Speaker
Description
Satellite megaconstellations (SMCs) are driving a rapid increase in rocket launch and re-entry rates, emitting pollutants throughout the atmosphere. The environmental cost of SMCs lacks characterization to determine the need for regulation. We utilize a global 3D emission inventory of recent (2020-2022) space activity which distinguishes SMC and non-SMC emissions. We calculate a decade of emissions using trends in propellant consumption and re-entry mass to project separate growth rates in SMC (28% a$^{-1}$) and non-SMC (<20% a$^{-1}$) launches and re-entries. We implement this in the GEOS-Chem chemical transport model coupled to a radiative transfer model to characterize impacts of SMCs and all mission types on atmospheric composition and climate.
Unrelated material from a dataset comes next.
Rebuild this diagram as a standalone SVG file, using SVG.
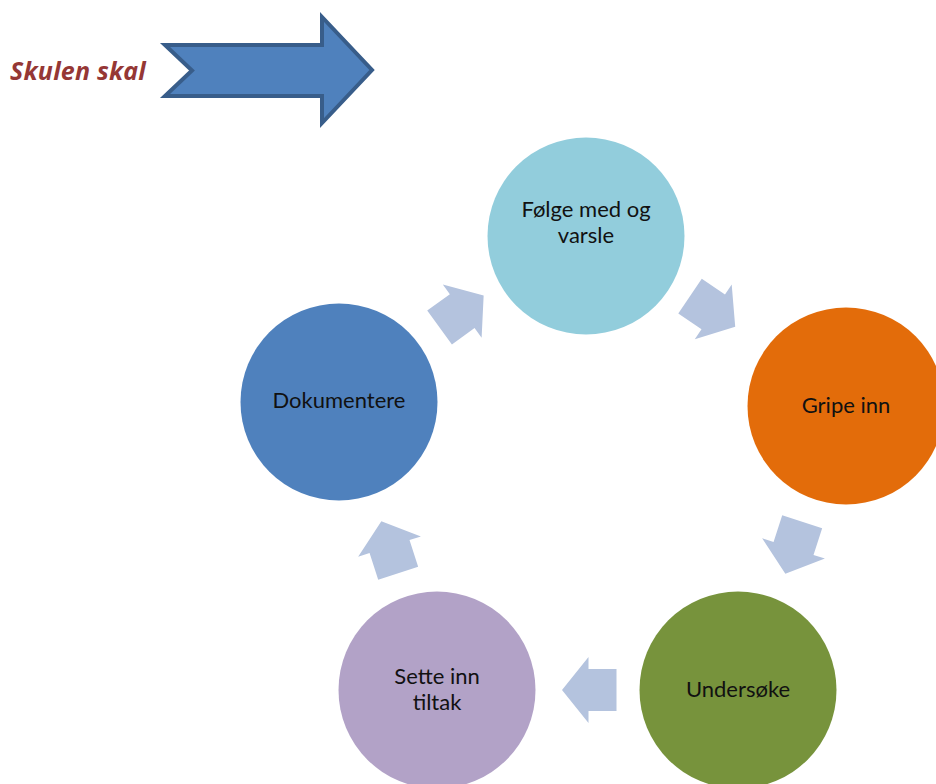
<svg xmlns="http://www.w3.org/2000/svg" width="936" height="784" viewBox="0 0 936 784">
<defs>
<style>
.lbl{font-family:Lato,"Liberation Sans",sans-serif;font-size:22px;fill:#111;text-anchor:middle}
.arr{fill:#b4c3de}
.title{font-family:"Open Sans","Liberation Sans",sans-serif;font-size:25px;font-weight:bold;font-style:italic;fill:#953735;letter-spacing:0.2px}
</style>
<polygon id="cyc" points="-26.5,-21 1.5,-21 1.5,-33 28,0 1.5,33 1.5,21 -26.5,21"/>
</defs>
<rect width="936" height="784" fill="#fff"/>
<g id="title">
<text class="title" x="10" y="80">Skulen skal</text>
</g>
<g id="bigarrow">
<polygon points="165,45 322,45 322,17 372,70 322,123 322,96 165,96 192,70.5" fill="#4f81bd" stroke="#385d8a" stroke-width="4" stroke-linejoin="miter"/>
</g>
<g id="connectors">
<use href="#cyc" class="arr" transform="translate(712,311) rotate(34)"/>
<use href="#cyc" class="arr" transform="translate(794,547) rotate(108)"/>
<use href="#cyc" class="arr" transform="translate(590,690) rotate(180)"/>
<use href="#cyc" class="arr" transform="translate(390,548) rotate(252)"/>
<use href="#cyc" class="arr" transform="translate(461,312) rotate(-36)"/>
</g>
<g id="folge">
<circle cx="586" cy="236" r="98.5" fill="#92cddc"/>
<text class="lbl" x="586" y="217">Følge med og</text>
<text class="lbl" x="586" y="243">varsle</text>
</g>
<g id="gripe">
<circle cx="846" cy="406" r="98.5" fill="#e36c0a"/>
<text class="lbl" x="846" y="413">Gripe inn</text>
</g>
<g id="undersoke">
<circle cx="738" cy="690" r="98.5" fill="#77933c"/>
<text class="lbl" x="738" y="697">Undersøke</text>
</g>
<g id="sette">
<circle cx="437" cy="690" r="98.5" fill="#b2a2c7"/>
<text class="lbl" x="437" y="684">Sette inn</text>
<text class="lbl" x="437" y="710">tiltak</text>
</g>
<g id="dokumentere">
<circle cx="339" cy="402" r="98.5" fill="#4f81bd"/>
<text class="lbl" x="339" y="408">Dokumentere</text>
</g>
</svg>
By 2029, global chemical loss of stratospheric ozone from all mission types, dominated by chlorine from solid propellant, is small (0.03%) compared to regulated sources (2%). SMC missions predominantly use kerosene-fueled rockets that do not emit chlorine, so only account for 10% of all-mission ozone depletion. Kerosene is a large source of black carbon (BC) that, by 2029, induces instantaneous radiative forcing per mass unit BC emitted that is more than 500 times greater than BC forcing from Earth-bound sources. Unlike surface sources, BC emissions from rockets behave like proposed geoengineering strategies: a positive instantaneous top-of-the-atmosphere (TOA) forcing (6.47 mW m$^{-2}$) and a negative stratospherically adjusted forcing (-6.40 mW m$^{-2}$). SMCs account for more than half (56%) the instantaneous forcing and 42% the stratospherically adjusted forcing. Additional measurements from plume transects, satellite data and laboratory studies are crucial for constraining and validating our model findings.